Amerifirst reciever seeks civil action in fraud case
Company officers, lawyer allegedly hid assets subject to freeze
07:35 AM CDT on Tuesday, September 25, 2007 By ERIC TORBENSON / The Dallas Morning News etorbenson@dallasnews.com
Phillip Offill, a former Securities and Exchange Commission lawyer in Fort Worth who's being sued by the SEC in an alleged pump-and-dump stock scam, has been accused of scheming to violate a court order in an unrelated investment fraud case.
The court-appointed receiver of troubled Dallas-based Amerifirst Funding Inc. asked a federal judge Monday to hold Mr. Offill and the company's officers in civil contempt for allegedly hiding hundreds of thousands of dollars in assets that were subject to a freeze order, including a Picasso painting that turned out to be a fake.

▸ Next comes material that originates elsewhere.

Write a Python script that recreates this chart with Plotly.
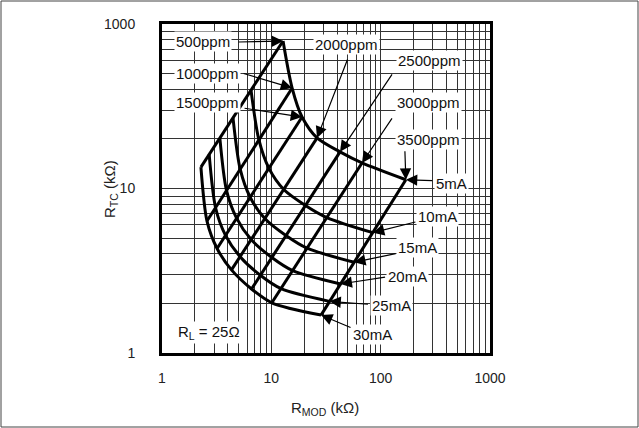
import numpy as np
import plotly.graph_objects as go

# ---------------- data ----------------
ppm_labels = ["500ppm", "1000ppm", "1500ppm", "2000ppm", "2500ppm", "3000ppm", "3500ppm"]
current_labels = ["5mA", "10mA", "15mA", "20mA", "25mA", "30mA"]

# R_MOD (kOhm) and R_TC (kOhm) for each modulation current, one value per tempco
rmod_5mA = [12.8, 15.5, 19.1, 26.2, 42.5, 67.5, 170.0]
rtc_5mA = [78.8, 40.8, 27.2, 20.3, 16.7, 14.3, 11.3]
rmod_10mA = [6.52, 7.69, 9.49, 13.0, 20.5, 32.2, 84.9]
rtc_10mA = [39.6, 19.8, 13.3, 9.86, 7.89, 6.66, 5.39]
rmod_15mA = [4.46, 5.19, 6.40, 8.72, 13.6, 21.2, 57.2]
rtc_15mA = [26.9, 13.1, 8.85, 6.57, 5.18, 4.34, 3.56]
rmod_20mA = [3.38, 3.89, 4.81, 6.54, 10.1, 15.7, 43.0]
rtc_20mA = [20.3, 9.74, 6.60, 4.89, 3.81, 3.17, 2.63]
rmod_25mA = [2.70, 3.09, 3.81, 5.18, 7.94, 12.3, 34.0]
rtc_25mA = [16.1, 7.64, 5.19, 3.85, 2.97, 2.46, 2.06]
rmod_30mA = [2.27, 2.58, 3.19, 4.32, 6.59, 10.1, 28.5]
rtc_30mA = [13.5, 6.34, 4.32, 3.20, 2.45, 2.02, 1.70]

x_tickvals = [1, 10, 100, 1000]
x_ticktext = ["1", "10", "100", "1000"]
y_tickvals = [1, 10, 100]
y_ticktext = ["1", "10", "1000"]

rmod_rows = [rmod_5mA, rmod_10mA, rmod_15mA, rmod_20mA, rmod_25mA, rmod_30mA]
rtc_rows = [rtc_5mA, rtc_10mA, rtc_15mA, rtc_20mA, rtc_25mA, rtc_30mA]

# ---------------- layout geometry ----------------
W, H = 639, 428
ML, MR, MT, MB = 162, 149, 24, 75
PW, PH = W - ML - MR, H - MT - MB

FONT = "Liberation Sans, Arial, Helvetica, sans-serif"


def px2paper(px, py):
    return (px - ML) / PW, (H - MB - py) / PH


fig = go.Figure()

# constant-current curves
for xs, ys, name in zip(rmod_rows, rtc_rows, current_labels):
    fig.add_trace(go.Scatter(x=xs, y=ys, mode="lines", name=name,
                             line=dict(color="black", width=3, shape="spline", smoothing=0.8),
                             showlegend=False, hoverinfo="skip"))

# constant-tempco lines
for j, name in enumerate(ppm_labels):
    fig.add_trace(go.Scatter(x=[r[j] for r in rmod_rows], y=[r[j] for r in rtc_rows],
                             mode="lines", name=name,
                             line=dict(color="black", width=3),
                             showlegend=False, hoverinfo="skip"))

annotations = []

# text labels (white boxes hide grid behind them)
label_pos = {
    "500ppm": (203, 42), "1000ppm": (207, 73), "1500ppm": (207, 103),
    "2000ppm": (346, 45), "2500ppm": (429, 61), "3000ppm": (428, 103),
    "3500ppm": (428, 139),
    "5mA": (451, 183), "10mA": (437, 217), "15mA": (417, 247),
    "20mA": (407, 276), "25mA": (391, 305), "30mA": (372, 334),
}
for txt, (px, py) in label_pos.items():
    xp, yp = px2paper(px, py)
    annotations.append(dict(x=xp, y=yp, xref="paper", yref="paper", text=txt,
                            xanchor="center", yanchor="middle",
                            showarrow=False, bgcolor="white", borderpad=1,
                            font=dict(family=FONT, size=15, color="#111")))

xp, yp = px2paper(209, 332)
annotations.append(dict(x=xp, y=yp, xref="paper", yref="paper",
                        xanchor="center", yanchor="middle",
                        text="R<sub>L</sub> = 25Ω", showarrow=False, bgcolor="white",
                        font=dict(family=FONT, size=15, color="#111")))

# arrows: (x data, y data, tail offset px)
arrow_specs = [
    (rmod_5mA[0], rtc_5mA[0], -46, 1),
    (rmod_5mA[1], rtc_5mA[1], -50, -15),
    (rmod_5mA[2], rtc_5mA[2], -59, -9),
    (rmod_5mA[3], rtc_5mA[3], 31, -80),
    (rmod_5mA[4], rtc_5mA[4], 53, -79),
    (rmod_5mA[5], rtc_5mA[5], 31, -46),
    (rmod_5mA[6], rtc_5mA[6], -1, -30),
    (rmod_5mA[6], rtc_5mA[6], 28, 1),
    (rmod_10mA[6], rtc_10mA[6], 44, -11),
    (rmod_15mA[6], rtc_15mA[6], 43, -9),
    (rmod_20mA[6], rtc_20mA[6], 46, -7),
    (rmod_25mA[6], rtc_25mA[6], 40, 3),
    (rmod_30mA[6], rtc_30mA[6], 31, 13),
]
for xv, yv, ax, ay in arrow_specs:
    annotations.append(dict(x=np.log10(xv), y=np.log10(yv), xref="x", yref="y",
                            ax=ax, ay=ay, text="", showarrow=True,
                            arrowhead=2, arrowsize=1.9, arrowwidth=1.2,
                            arrowcolor="black"))

# axis titles
xp, yp = px2paper(325, 408)
annotations.append(dict(x=xp, y=yp, xref="paper", yref="paper",
                        xanchor="center", yanchor="middle",
                        text="R<sub>MOD</sub> (kΩ)", showarrow=False,
                        font=dict(family=FONT, size=15, color="#222")))
xp, yp = px2paper(110, 189)
annotations.append(dict(x=xp, y=yp, xref="paper", yref="paper", textangle=-90,
                        xanchor="center", yanchor="middle",
                        text="R<sub>TC</sub> (kΩ)", showarrow=False,
                        font=dict(family=FONT, size=15, color="#222")))

axis_common = dict(type="log", showline=True, linecolor="black", linewidth=3,
                   mirror=True, showgrid=True, gridcolor="#333", gridwidth=1,
                   ticks="", zeroline=False,
                   tickfont=dict(family=FONT, size=14, color="#222"),
                   minor=dict(dtick="D1", showgrid=True, gridcolor="#333",
                              gridwidth=1, ticks=""))

fig.update_layout(
    width=W, height=H,
    margin=dict(l=ML, r=MR, t=MT, b=MB, autoexpand=False),
    paper_bgcolor="white", plot_bgcolor="white",
    xaxis=dict(range=[0, 3], tickvals=x_tickvals, ticktext=x_ticktext,
               ticklabelstandoff=10, **axis_common),
    yaxis=dict(range=[0, 2], tickvals=y_tickvals, ticktext=y_ticktext,
               ticklabelstandoff=21, **axis_common),
    annotations=annotations,
    shapes=[dict(type="rect", xref="paper", yref="paper",
                 x0=(-ML + 1) / PW, x1=(PW + MR - 1) / PW,
                 y0=(-MB + 1) / PH, y1=(PH + MT - 1) / PH,
                 line=dict(color="#444", width=1), layer="below")],
)

fig.write_html("out.html", config={"displayModeBar": False},
               post_script="document.body.style.margin='0';document.body.style.overflow='hidden';")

In early July, the SEC said Amerifirst raised $55 million, much of it from local seniors, while promising high returns in investments insured by companies such as Lloyd's of London.
The SEC accused the company and principals Jeffrey Bruteyn and Dennis Bowden of breaking multiple securities laws and moved to freeze their assets.
Multiple attempts to reach Mr. Offill, Mr. Bruteyn and Mr. Bowden by phone and e-mail were unsuccessful Monday.
The motion asks the court to incarcerate them for failing to surrender cash, homes and a BMW driven by Mr. Bruteyn that the complaint said were acquired with investor funds.
The motion was filed by the court-appointed receiver, William Brown of Weaver & Tidwell LLP, who is working to collect any assets that can be returned to victims in the form of cash.
Millions short
Mr. Brown, in a report to the court, says Amerifirst is short $15.5 million owed investors because the money was illegally diverted to buy real estate, pay child support and buy exotic cars, among other purposes.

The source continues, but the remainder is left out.